Il dolore, la disperazione, la preghiera. Il dramma di Ciudad Juárez, con la morte di una quarantina di migranti per un rogo all’interno di un centro di raccolta a pochi passi dalla frontiera con il Texas, è racchiuso nella commozione di altri migranti: quelli che hanno manifestato ieri a Città del Messico, davanti al ministero dell’Interno, esponendo striscioni con i nomi delle vittime accompagnati dalle candele accese e invocando giustizia per quanto accaduto, e quelli che continuano a tentare la traversata a piedi del confine con gli Stati Uniti.

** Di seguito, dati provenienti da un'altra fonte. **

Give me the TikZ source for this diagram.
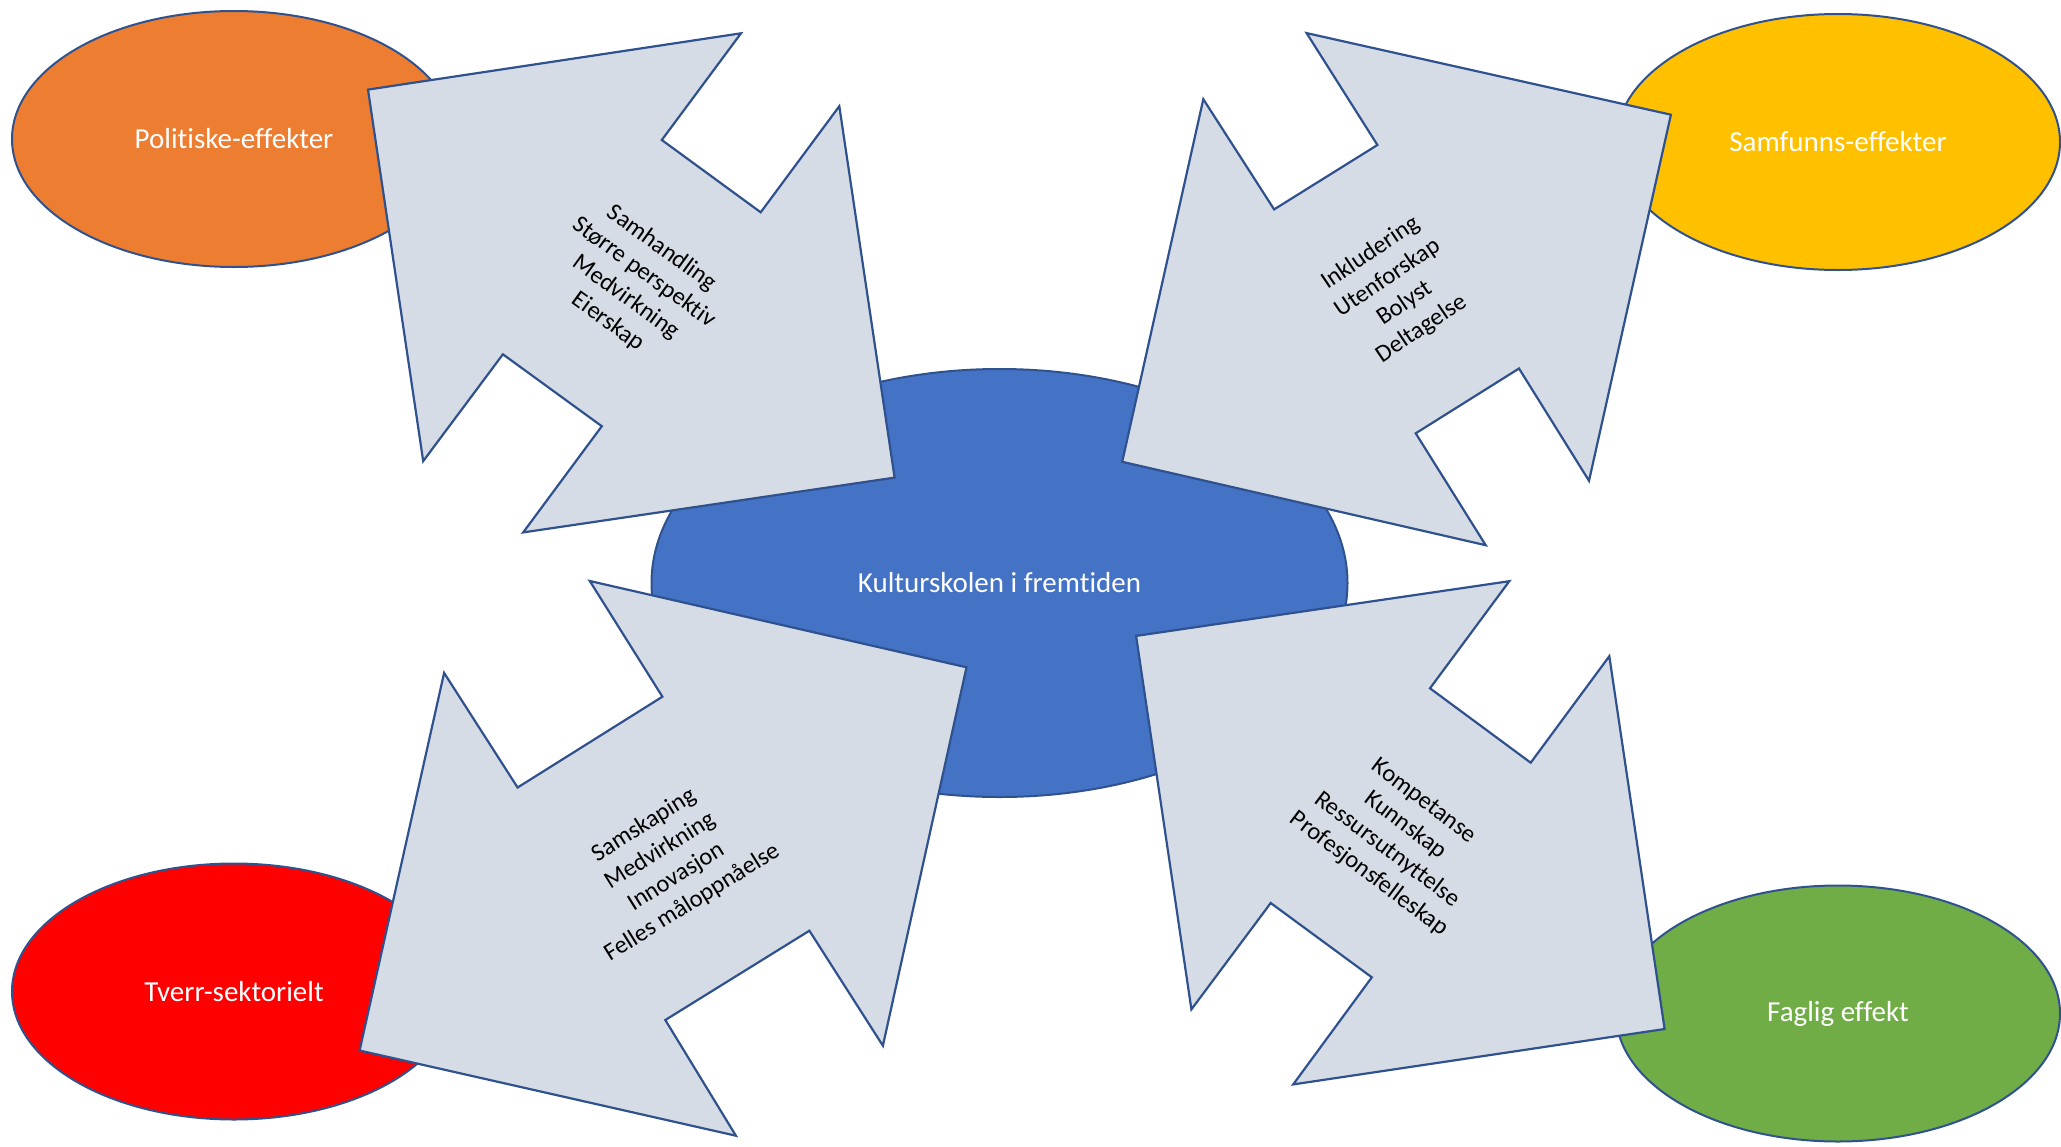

Dopo l’incendio, hanno fatto sapere le autorità di El Paso, «più di 1.000 migranti» da Ciudad Juárez hanno cercato di varcare la linea di demarcazione ma sono stati bloccati dalle guardie di frontiera statunitensi, mentre il consolato di Washington nella località messicana ha smentito alcune voci su una presunta apertura del confine per motivi umanitari a seguito della tragedia.
Al di qua del Rio Grande, o Río Bravo secondo la denominazione messicana, rimangono i volti e le storie di chi, da Guatemala, Honduras, El Salvador, Venezuela, Haiti, non ha perso la speranza di un futuro diverso, distante di fatto solo pochi passi.